Confidence will certainly be high for both athletes after Glasgow. Rutherford won gold and Breen finished fourth despite only taking up the long jump over the winter. Unsurprisingly then, Tawiah Dodoo and his team have been thrilled with the Paralympian, who will compete in her main event - the T38 100m - at the IPC European Championships.
“We’re ecstatic because she’s amazing to coach,” enthused Tawiah Dodoo. “So even if she was running slow and not jumping far we’d still be really happy with her, but she’s running faster and faster, competing with the rest of the world and the rest of her event group and making big steps forwards.
“The Anniversary Games in London was a really good event for her because she executed a really good start and climbed out of it. Then she was in the lead and wasn’t used to being in the lead, so that was a bit of a reality check for her, that being in the lead is very different to when she’s chasing.
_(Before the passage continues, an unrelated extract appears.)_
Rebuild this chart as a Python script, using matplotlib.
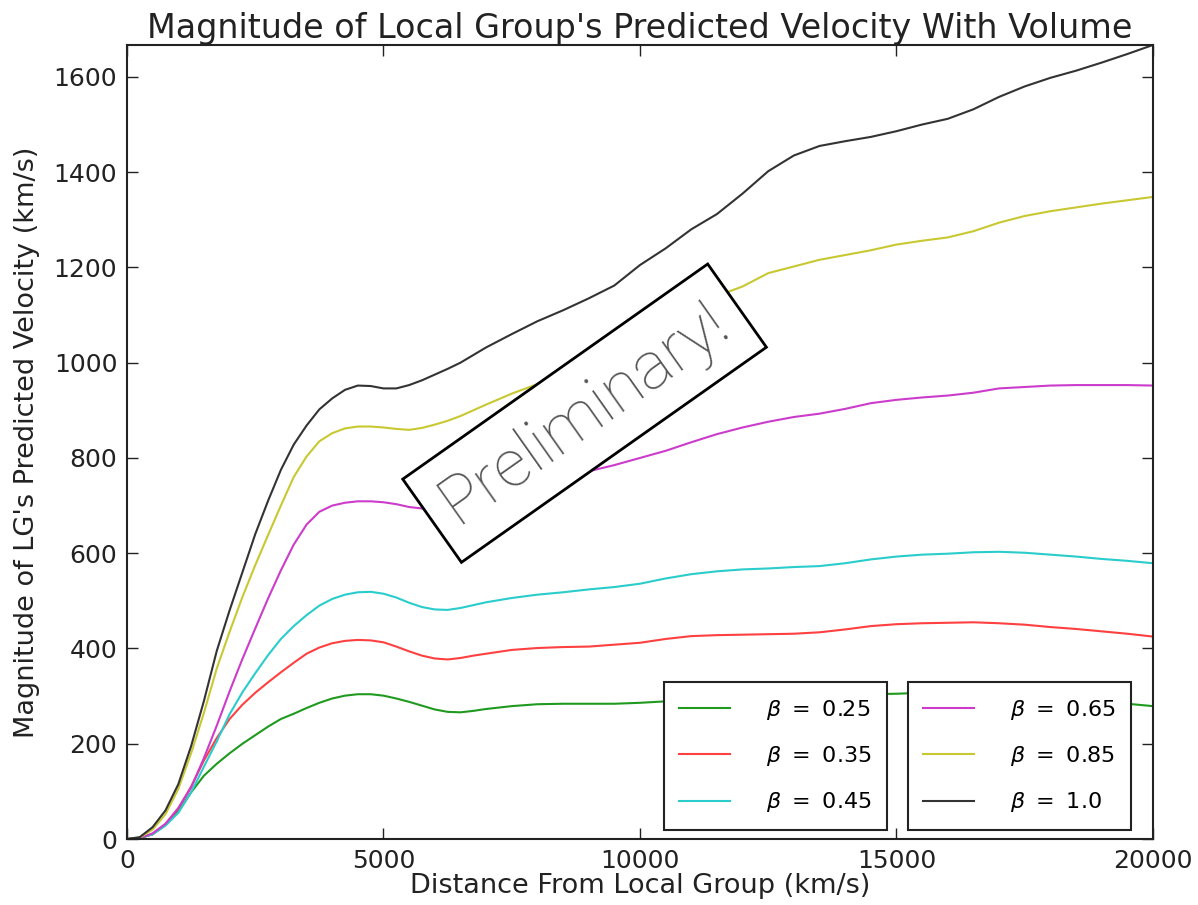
import numpy as np
import matplotlib
matplotlib.use("Agg")
import matplotlib.pyplot as plt

# distance from the local group (km/s)
dist = [0, 250, 500, 750, 1000, 1250, 1500, 1750, 2000, 2250, 2500, 2750,
        3000, 3250, 3500, 3750, 4000, 4250, 4500, 4750, 5000, 5250, 5500,
        5750, 6000, 6250, 6500, 6750, 7000,
        7500, 8000, 8500, 9000, 9500, 10000, 10500, 11000, 11500, 12000,
        12500, 13000, 13500, 14000, 14500, 15000, 15500, 16000, 16500,
        17000, 17500, 18000, 18500, 19000, 19500, 20000]

v_025 = [0, 2, 10, 30, 58, 98, 133, 158, 180, 200, 218, 236,
         252, 263, 275, 286, 295, 301, 304, 304, 301, 295, 288,
         280, 272, 267, 266, 269, 273,
         279, 283, 284, 284, 284, 286, 289, 292, 295, 297,
         299, 300, 302, 303, 304, 305, 307, 306, 304,
         301, 298, 295, 292, 288, 284, 279]
v_035 = [0, 2, 10, 31, 64, 110, 165, 212, 252, 282, 307, 329,
         350, 370, 389, 402, 411, 416, 418, 417, 413, 404, 394,
         385, 379, 377, 380, 385, 389,
         397, 401, 403, 404, 408, 412, 420, 426, 428, 429,
         430, 431, 434, 440, 447, 451, 453, 454, 455,
         453, 450, 445, 441, 436, 431, 425]
v_045 = [0, 2, 10, 28, 55, 98, 152, 205, 262, 308, 348, 386,
         420, 447, 470, 490, 504, 513, 518, 519, 515, 507, 496,
         487, 482, 481, 485, 491, 497,
         506, 513, 518, 524, 529, 536, 547, 556, 562, 566,
         568, 571, 573, 579, 587, 593, 597, 599, 602,
         603, 601, 597, 593, 588, 584, 579]
v_065 = [0, 2, 12, 32, 65, 108, 170, 238, 310, 378, 442, 505,
         564, 618, 660, 687, 700, 706, 709, 709, 707, 703, 697,
         694, 693, 695, 700, 706, 712,
         728, 745, 760, 772, 785, 800, 815, 833, 850, 864,
         876, 886, 893, 903, 915, 922, 927, 931, 937,
         946, 949, 952, 953, 953, 953, 952]
v_085 = [0, 3, 20, 52, 105, 180, 265, 358, 435, 508, 575, 638,
         700, 760, 803, 835, 852, 862, 866, 866, 864, 861, 859,
         863, 870, 878, 888, 900, 912,
         935, 955, 985, 1010, 1035, 1062, 1090, 1118, 1140, 1160,
         1188, 1202, 1216, 1226, 1236, 1248, 1256, 1263, 1276,
         1294, 1308, 1318, 1326, 1334, 1341, 1348]
v_100 = [0, 4, 25, 60, 115, 195, 290, 395, 480, 560, 640, 710,
         775, 828, 868, 902, 925, 943, 952, 951, 946, 946, 953,
         963, 975, 987, 1000, 1016, 1032,
         1060, 1087, 1110, 1135, 1162, 1205, 1240, 1280, 1312, 1355,
         1402, 1435, 1455, 1465, 1474, 1486, 1500, 1512, 1532,
         1558, 1580, 1598, 1613, 1630, 1648, 1667]

betas = ["0.25", "0.35", "0.45", "0.65", "0.85", "1.0"]
colors = ["#1f9a1f", "#ff4040", "#2acccc", "#cc3ccc", "#c8c832", "#333333"]
series = [v_025, v_035, v_045, v_065, v_085, v_100]

fig = plt.figure(figsize=(11.98, 9.05), dpi=100)
ax = fig.add_axes([0.106, 0.0729, 0.8564, 0.8774])

lines = []
for vals, b, c in zip(series, betas, colors):
    ln, = ax.plot(dist, vals, color=c, lw=1.5, label=r"$\beta\ =\ %s$" % b)
    lines.append(ln)

ax.set_xlim(0, 20000)
ax.set_ylim(0, max(v_100))
ax.set_xticks([0, 5000, 10000, 15000, 20000])
ax.set_yticks(range(0, 1601, 200))
ax.tick_params(direction="in", top=True, right=True, length=8, width=1,
               labelsize=18, pad=7, colors="#222222")
for s in ax.spines.values():
    s.set_linewidth(1.5)
    s.set_color("#222222")

ax.set_title("Magnitude of Local Group's Predicted Velocity With Volume",
             fontsize=24, color="#222222", pad=5)
ax.set_xlabel("Distance From Local Group (km/s)", fontsize=19.5, color="#222222", labelpad=0)
ax.set_ylabel("Magnitude of LG's Predicted Velocity (km/s)", fontsize=19.5,
              color="#222222", labelpad=10)

leg_kw = dict(fontsize=16, fancybox=False, framealpha=1, edgecolor="#222222",
              handlelength=2.3, handletextpad=1.6, labelspacing=1.0, borderpad=0.7,
              borderaxespad=0)
leg1 = ax.legend(handles=lines[:3], loc="lower right", bbox_to_anchor=(0.7407, 0.0113), **leg_kw)
leg1.get_frame().set_linewidth(1.5)
ax.add_artist(leg1)
leg2 = ax.legend(handles=lines[3:], loc="lower right", bbox_to_anchor=(0.9786, 0.0113), **leg_kw)
leg2.get_frame().set_linewidth(1.5)

ax.text(8920, 894, "Preliminary!", rotation=35.2, ha="center", va="center",
        rotation_mode="anchor", fontsize=48, family=["Roboto", "Open Sans"], fontweight="light",
        color="#555555", zorder=5,
        bbox=dict(boxstyle="square,pad=0.28", facecolor="white", edgecolor="black", linewidth=2))

fig.savefig("out.png", dpi=100)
“We’re very, very happy with her progress and again it’s the first year for her (under Tawiah Dodoo's coaching), it’s a practice year, it’s us getting to know her body and we’re really optimistic about the next two years."
After the Europeans, the season begins to wind down but there will be no resting up for Tawiah Dodoo as he plans to take full advantage of the resources that the CDP gives him access to during the off-season.
“The next three months? We always want to increase the intensity and volume of training, but we have to be aware of how the body recovers and responds,” he said.
“So my priority over the next couple of months is having in place some recovery and regeneration monitoring tools to better understand how Olivia deals with training. How does it affect her system and how quickly does she recover from it? Further to that is finding out what we can do to help her recover quicker.”